Pascale Ehrenfreund on the role of maintenance-intensive infrastructures, CC licenses, and the internet in the research of the DLR.
The German Aerospace Center (Deutsches Zentrum für Luft- und Raumfahrt; DLR) was founded in 1969. How has the significance of DLR as a research infrastructure changed since then?
DLR and its research facilities are closely involved in collaborative projects within the national and international scientific communities. DLR has more than 100 large-scale research facilities, some of which are globally unique. The facilities are also made available to research partners from universities and the industrial sector. These include the Columbus Control Centre for the International Space Station (ISS) and our fleet of research aircraft and helicopters. We are, for example, making one of our research aircraft available for a summer school, which will enable students to conduct their own in-flight tests and experiments.
For some years now, ambitious private individuals have also been involved in the aerospace industry. Why is it important that we continue to maintain publicly funded research centres such as DLR?

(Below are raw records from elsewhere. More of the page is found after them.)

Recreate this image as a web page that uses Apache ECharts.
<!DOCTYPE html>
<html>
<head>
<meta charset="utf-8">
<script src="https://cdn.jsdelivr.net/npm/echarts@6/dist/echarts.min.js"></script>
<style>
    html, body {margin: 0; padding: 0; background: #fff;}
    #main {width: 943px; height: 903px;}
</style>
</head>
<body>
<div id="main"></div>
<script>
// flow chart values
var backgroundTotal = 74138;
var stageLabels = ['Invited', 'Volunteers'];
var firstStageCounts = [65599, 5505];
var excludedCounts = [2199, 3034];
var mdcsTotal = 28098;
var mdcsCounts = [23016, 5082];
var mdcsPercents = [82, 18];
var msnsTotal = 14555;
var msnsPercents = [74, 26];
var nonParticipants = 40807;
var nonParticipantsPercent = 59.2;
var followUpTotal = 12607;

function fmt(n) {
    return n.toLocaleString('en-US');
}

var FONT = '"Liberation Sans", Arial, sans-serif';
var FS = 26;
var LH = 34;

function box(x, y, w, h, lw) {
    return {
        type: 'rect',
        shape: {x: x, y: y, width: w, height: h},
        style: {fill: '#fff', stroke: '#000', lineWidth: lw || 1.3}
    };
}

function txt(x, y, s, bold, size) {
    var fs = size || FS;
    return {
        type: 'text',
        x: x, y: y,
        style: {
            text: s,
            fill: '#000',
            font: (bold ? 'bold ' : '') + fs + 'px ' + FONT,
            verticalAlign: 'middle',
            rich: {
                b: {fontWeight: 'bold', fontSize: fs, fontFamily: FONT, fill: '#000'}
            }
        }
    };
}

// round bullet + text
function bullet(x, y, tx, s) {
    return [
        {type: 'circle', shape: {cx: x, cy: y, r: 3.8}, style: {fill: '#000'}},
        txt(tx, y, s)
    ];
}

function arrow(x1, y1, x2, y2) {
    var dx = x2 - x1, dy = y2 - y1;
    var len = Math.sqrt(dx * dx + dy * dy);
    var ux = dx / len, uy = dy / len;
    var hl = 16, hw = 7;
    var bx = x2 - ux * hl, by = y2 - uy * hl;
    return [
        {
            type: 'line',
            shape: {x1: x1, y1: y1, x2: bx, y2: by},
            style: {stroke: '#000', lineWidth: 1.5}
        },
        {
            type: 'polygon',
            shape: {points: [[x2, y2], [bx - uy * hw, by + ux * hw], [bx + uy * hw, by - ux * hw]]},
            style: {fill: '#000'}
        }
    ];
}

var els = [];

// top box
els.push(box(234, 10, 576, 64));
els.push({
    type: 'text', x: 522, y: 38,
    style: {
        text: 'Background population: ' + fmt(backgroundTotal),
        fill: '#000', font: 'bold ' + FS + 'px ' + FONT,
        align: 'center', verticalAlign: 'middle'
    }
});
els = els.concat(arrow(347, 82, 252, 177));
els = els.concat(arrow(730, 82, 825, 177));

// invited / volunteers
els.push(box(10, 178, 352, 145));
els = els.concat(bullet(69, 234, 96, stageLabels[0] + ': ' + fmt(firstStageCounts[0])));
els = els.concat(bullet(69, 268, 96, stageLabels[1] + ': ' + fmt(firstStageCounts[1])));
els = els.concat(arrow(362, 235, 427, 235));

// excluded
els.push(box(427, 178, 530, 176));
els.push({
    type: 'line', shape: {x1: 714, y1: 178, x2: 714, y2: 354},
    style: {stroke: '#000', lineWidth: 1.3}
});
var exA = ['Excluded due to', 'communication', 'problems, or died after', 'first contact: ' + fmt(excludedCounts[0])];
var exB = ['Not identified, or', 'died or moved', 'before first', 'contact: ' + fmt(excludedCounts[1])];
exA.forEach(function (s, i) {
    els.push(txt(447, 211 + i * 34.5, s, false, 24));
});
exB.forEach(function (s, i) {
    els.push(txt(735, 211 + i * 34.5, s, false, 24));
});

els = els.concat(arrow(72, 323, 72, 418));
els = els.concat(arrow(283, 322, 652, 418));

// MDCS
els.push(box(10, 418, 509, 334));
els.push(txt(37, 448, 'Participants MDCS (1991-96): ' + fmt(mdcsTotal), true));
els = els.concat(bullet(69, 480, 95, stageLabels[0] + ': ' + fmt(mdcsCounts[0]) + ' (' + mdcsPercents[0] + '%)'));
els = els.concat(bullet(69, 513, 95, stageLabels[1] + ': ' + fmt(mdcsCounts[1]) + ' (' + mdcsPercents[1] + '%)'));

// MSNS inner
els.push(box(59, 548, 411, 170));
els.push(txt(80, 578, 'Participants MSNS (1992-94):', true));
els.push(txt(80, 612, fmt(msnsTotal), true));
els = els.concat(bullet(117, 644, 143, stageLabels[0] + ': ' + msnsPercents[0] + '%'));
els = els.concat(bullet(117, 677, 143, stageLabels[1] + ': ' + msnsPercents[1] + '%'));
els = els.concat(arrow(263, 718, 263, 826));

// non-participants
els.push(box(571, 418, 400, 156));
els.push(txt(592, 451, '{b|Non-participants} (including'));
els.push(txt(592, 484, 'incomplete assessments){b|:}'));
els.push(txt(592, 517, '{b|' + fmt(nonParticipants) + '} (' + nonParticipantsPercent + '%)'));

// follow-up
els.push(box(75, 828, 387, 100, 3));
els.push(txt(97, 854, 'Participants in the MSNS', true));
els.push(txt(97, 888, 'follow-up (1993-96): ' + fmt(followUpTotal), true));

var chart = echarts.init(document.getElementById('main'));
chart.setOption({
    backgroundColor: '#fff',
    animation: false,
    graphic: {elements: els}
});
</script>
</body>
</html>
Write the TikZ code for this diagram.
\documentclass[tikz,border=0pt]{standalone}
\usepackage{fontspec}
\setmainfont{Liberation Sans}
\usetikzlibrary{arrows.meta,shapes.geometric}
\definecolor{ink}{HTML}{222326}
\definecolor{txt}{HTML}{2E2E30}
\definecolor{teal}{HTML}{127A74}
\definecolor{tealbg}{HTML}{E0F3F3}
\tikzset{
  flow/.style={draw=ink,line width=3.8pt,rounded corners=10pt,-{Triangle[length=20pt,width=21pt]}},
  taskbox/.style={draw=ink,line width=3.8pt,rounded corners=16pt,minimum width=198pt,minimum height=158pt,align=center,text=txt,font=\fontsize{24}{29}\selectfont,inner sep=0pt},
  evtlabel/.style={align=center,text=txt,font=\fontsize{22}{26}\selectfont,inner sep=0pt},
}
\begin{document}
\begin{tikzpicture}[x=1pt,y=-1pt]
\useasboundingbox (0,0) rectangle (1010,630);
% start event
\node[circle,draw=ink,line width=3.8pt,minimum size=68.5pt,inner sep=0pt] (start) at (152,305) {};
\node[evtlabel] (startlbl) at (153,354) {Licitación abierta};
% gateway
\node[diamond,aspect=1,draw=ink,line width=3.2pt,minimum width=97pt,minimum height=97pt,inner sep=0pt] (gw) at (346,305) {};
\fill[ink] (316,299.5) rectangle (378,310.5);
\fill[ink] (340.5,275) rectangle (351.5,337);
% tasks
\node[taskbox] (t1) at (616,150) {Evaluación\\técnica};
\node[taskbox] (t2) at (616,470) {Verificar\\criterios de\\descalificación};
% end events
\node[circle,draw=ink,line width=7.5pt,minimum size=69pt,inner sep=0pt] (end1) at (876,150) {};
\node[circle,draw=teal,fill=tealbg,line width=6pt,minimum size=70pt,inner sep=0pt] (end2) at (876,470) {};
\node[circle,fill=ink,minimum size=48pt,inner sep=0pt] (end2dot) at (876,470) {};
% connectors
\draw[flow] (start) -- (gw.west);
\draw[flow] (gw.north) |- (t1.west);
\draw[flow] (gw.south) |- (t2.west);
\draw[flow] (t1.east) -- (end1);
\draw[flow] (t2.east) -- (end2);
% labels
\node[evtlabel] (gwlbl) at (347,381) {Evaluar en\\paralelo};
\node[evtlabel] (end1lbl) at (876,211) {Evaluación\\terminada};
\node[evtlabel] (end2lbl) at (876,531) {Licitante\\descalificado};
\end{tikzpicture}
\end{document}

DLR covers the entire system chain – from basic research to high-tech developments and technology transfer. It also takes preliminary steps towards marketable products. DLR is the largest aerospace research center in Europe and conducts space research in many different areas such as space transportation, Earth observations and space exploration. We cooperate with several national and international partners and educate the next generation of aerospace engineers. Research facilities such as DLR support the industry and contribute important research findings and innovative technologies to the innovation chain. DLR does not pursue commercial interests, but we support founder to strengthen technology transfer.
In a way, DLR can be described as an infrastructure of infrastructures. For example, it maintains the space flight control centre and the research fleet, which are two large and maintenance-intensive infrastructures. How important are such infrastructures for research? Why is it important that such infrastructures exist?
Infrastructure forms the basis for large-scale research. Above all, these facilities enable us to engage in systemic research. With our aeronautics research and fleet of research aircraft we study e.g. greenhouse gases in the atmosphere, we test unmanned aerial systems, alternative fuels and help to improve future air mobility, just to name a few. In order to enhance the technology readiness level, tests under real conditions are crucial and requires infrastructure and test facilities. The space flight control centre is important e.g. for the operation of our own satellites and supports in international cooperation activities and science experiments of astronauts on the International Space Station.
In 2012, DLR made all its own images on its web portal available online for reuse, with CC licences. How are they used? How is the Internet used for DLR’s work, and how may it be used in the future?
For DLR, the internet is an indispensable platform for exchanging information. We are following the latest trends with the relaunch of our website. The use of CC licences is in great demand. It allows us to provide extensive public information in a transparent way. The internet has become a basic resource that our researchers use as a means of cross-border communication at a global level. We are using AI-methods to optimize search results on our websites. Our aim is to enhance the way of sharing relevant scientific information with the public.